▸ What is required: Copy, in full, each line of the material that holds the word "Clone".

▸ Task data:
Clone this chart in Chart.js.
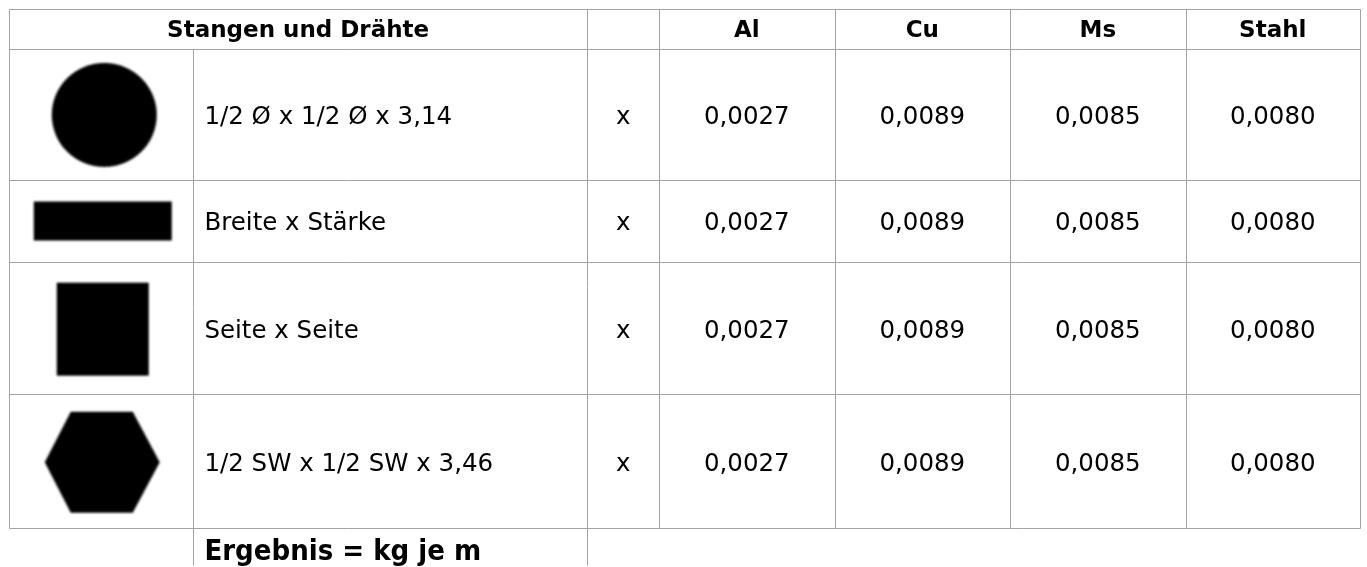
<!DOCTYPE html>
<html>
<head>
<meta charset="utf-8">
<script src="https://cdn.jsdelivr.net/npm/chart.js@4/dist/chart.umd.min.js"></script>
<style>
  html, body { margin: 0; padding: 0; background: #fff; }
  #table { display: block; }
</style>
</head>
<body>
<canvas id="table" width="1367" height="567"></canvas>
<script>
// Table content
const title = 'Stangen und Drähte';
const materials = ['Al', 'Cu', 'Ms', 'Stahl'];
const factors = [0.0027, 0.0089, 0.0085, 0.0080];
const shapes = ['circle', 'bar', 'square', 'hexagon'];
const formulas = ['1/2 Ø x 1/2 Ø x 3,14', 'Breite x Stärke', 'Seite x Seite', '1/2 SW x 1/2 SW x 3,46'];
const operator = 'x';
const result = 'Ergebnis = kg je m';

// Layout of the grid (page pixels)
const colEdges = [7, 192, 587, 659, 835, 1011, 1187, 1362];
const rowEdges = [7, 47, 179, 262, 395, 530];

const fmt = v => v.toFixed(4).replace('.', ',');

// Builds a blurred silhouette used as point style for the shape column.
function shapeImage(kind) {
  const dims = { circle: [105, 104], bar: [138, 39], square: [92, 93], hexagon: [115, 101] }[kind];
  const pad = 4;
  const c = document.createElement('canvas');
  c.width = dims[0] + pad * 2;
  c.height = dims[1] + pad * 2;
  const g = c.getContext('2d');
  g.filter = 'blur(1.2px)';
  g.fillStyle = '#000';
  const w = dims[0], h = dims[1];
  g.beginPath();
  if (kind === 'circle') {
    g.ellipse(pad + w / 2, pad + h / 2, w / 2, h / 2, 0, 0, Math.PI * 2);
  } else if (kind === 'hexagon') {
    g.moveTo(pad, pad + h / 2);
    g.lineTo(pad + 26, pad);
    g.lineTo(pad + w - 27, pad);
    g.lineTo(pad + w, pad + h / 2);
    g.lineTo(pad + w - 27, pad + h);
    g.lineTo(pad + 26, pad + h);
    g.closePath();
  } else {
    g.rect(pad, pad, w, h);
  }
  g.fill();
  return c;
}

const rowMid = i => (rowEdges[i + 1] + rowEdges[i + 2]) / 2;
const shapeCenters = { circle: [102.5, 113.7], bar: [101, 220.5], square: [101, 329.5], hexagon: [100.5, 463.5] };

const tablePlugin = {
  id: 'tableGrid',
  beforeDatasetsDraw(chart) {
    const { ctx, scales: { x, y } } = chart;
    const px = v => Math.round(x.getPixelForValue(v)) + 0.5;
    const py = v => Math.round(y.getPixelForValue(v)) + 0.5;
    ctx.save();
    ctx.fillStyle = '#fff';
    ctx.fillRect(0, 0, chart.width, chart.height);

    // grid lines
    ctx.strokeStyle = '#a3a3a3';
    ctx.lineWidth = 1;
    ctx.beginPath();
    rowEdges.forEach(r => { ctx.moveTo(px(colEdges[0]), py(r)); ctx.lineTo(px(colEdges[7]), py(r)); });
    colEdges.forEach((c, i) => {
      const top = i === 1 ? rowEdges[1] : rowEdges[0];
      const bottom = (i === 1 || i === 2) ? 567 : rowEdges[5];
      ctx.moveTo(px(c), py(top)); ctx.lineTo(px(c), py(bottom));
    });
    ctx.stroke();

    ctx.fillStyle = '#000';
    // header row
    ctx.font = 'bold 23px "DejaVu Sans"';
    ctx.textAlign = 'center';
    ctx.textBaseline = 'alphabetic';
    const hb = y.getPixelForValue(rowEdges[0] + 28);
    ctx.fillText(title, x.getPixelForValue((colEdges[0] + colEdges[2]) / 2), hb);
    materials.forEach((m, j) => {
      ctx.fillText(m, x.getPixelForValue((colEdges[3 + j] + colEdges[4 + j]) / 2), hb);
    });

    // body rows
    ctx.font = '24.5px "DejaVu Sans"';
    formulas.forEach((f, i) => {
      const base = y.getPixelForValue(rowMid(i) + 9.5);
      ctx.textAlign = 'left';
      ctx.fillText(f, x.getPixelForValue(colEdges[1] + 11), base);
      ctx.textAlign = 'center';
      ctx.fillText(operator, x.getPixelForValue((colEdges[2] + colEdges[3]) / 2), base);
      factors.forEach((v, j) => {
        ctx.fillText(fmt(v), x.getPixelForValue((colEdges[3 + j] + colEdges[4 + j]) / 2), base);
      });
    });

    // result line
    ctx.font = 'bold 29px "DejaVu Sans Condensed", "DejaVu Sans"';
    ctx.textAlign = 'left';
    ctx.fillText(result, x.getPixelForValue(colEdges[1] + 11), y.getPixelForValue(562));
    ctx.restore();
  }
};

new Chart(document.getElementById('table'), {
  type: 'scatter',
  data: {
    datasets: [{
      data: shapes.map(s => ({ x: shapeCenters[s][0], y: shapeCenters[s][1] })),
      pointStyle: shapes.map(shapeImage),
      pointRadius: 1,
      pointHoverRadius: 1,
    }]
  },
  options: {
    responsive: false,
    animation: false,
    events: [],
    layout: { padding: 0 },
    plugins: { legend: { display: false }, tooltip: { enabled: false } },
    scales: {
      x: { type: 'linear', min: 0, max: 1367, display: false },
      y: { type: 'linear', min: 0, max: 567, reverse: true, display: false }
    }
  },
  plugins: [tablePlugin]
});
</script>
</body>
</html>
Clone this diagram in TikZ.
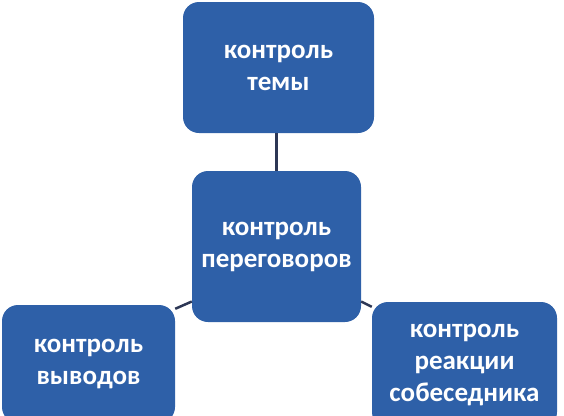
\documentclass[tikz,border=0pt]{standalone}
\usepackage{fontspec}
\setmainfont{Carlito}
\definecolor{boxblue}{RGB}{46,96,168}
\definecolor{linkgray}{RGB}{45,55,85}
\begin{document}
\begin{tikzpicture}[x=1pt,y=-1pt,
    control/.style ={rectangle, rounded corners=16pt, fill=boxblue, text=white, inner sep=0pt,
      align=center, font=\bfseries\fontsize{27}{32}\selectfont},
    link/.style ={draw=linkgray, line width=2.5pt}]
   \useasboundingbox (0,0) rectangle (564,415);
   \clip (0,0) rectangle (564,415);
   \node[control, minimum width=191pt, minimum height=131pt] (topic)  at (278.5,67.5)  {контроль\\темы};
   \node[control, minimum width=169pt, minimum height=151pt] (talks)  at (276.5,246.5)  {контроль\\переговоров};
   \node[control, minimum width=173pt, minimum height=118pt] (conclusions)  at (88.5,364)  {контроль\\выводов};
   \node[control, minimum width=185pt, minimum height=126pt] (reaction)  at (464.5,365)  {контроль\\реакции\\собеседника};
   \draw[link] (talks.north) -- (talks.north |- topic.south);
   \draw[link] (talks.-147) -- ([yshift=-4pt]conclusions.north east);
   \draw[link] (talks.-33) -- ([yshift=-5pt]reaction.north west);
 \end{tikzpicture}
\end{document}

▸ Expected answer:
Clone this chart in Chart.js.
Clone this diagram in TikZ.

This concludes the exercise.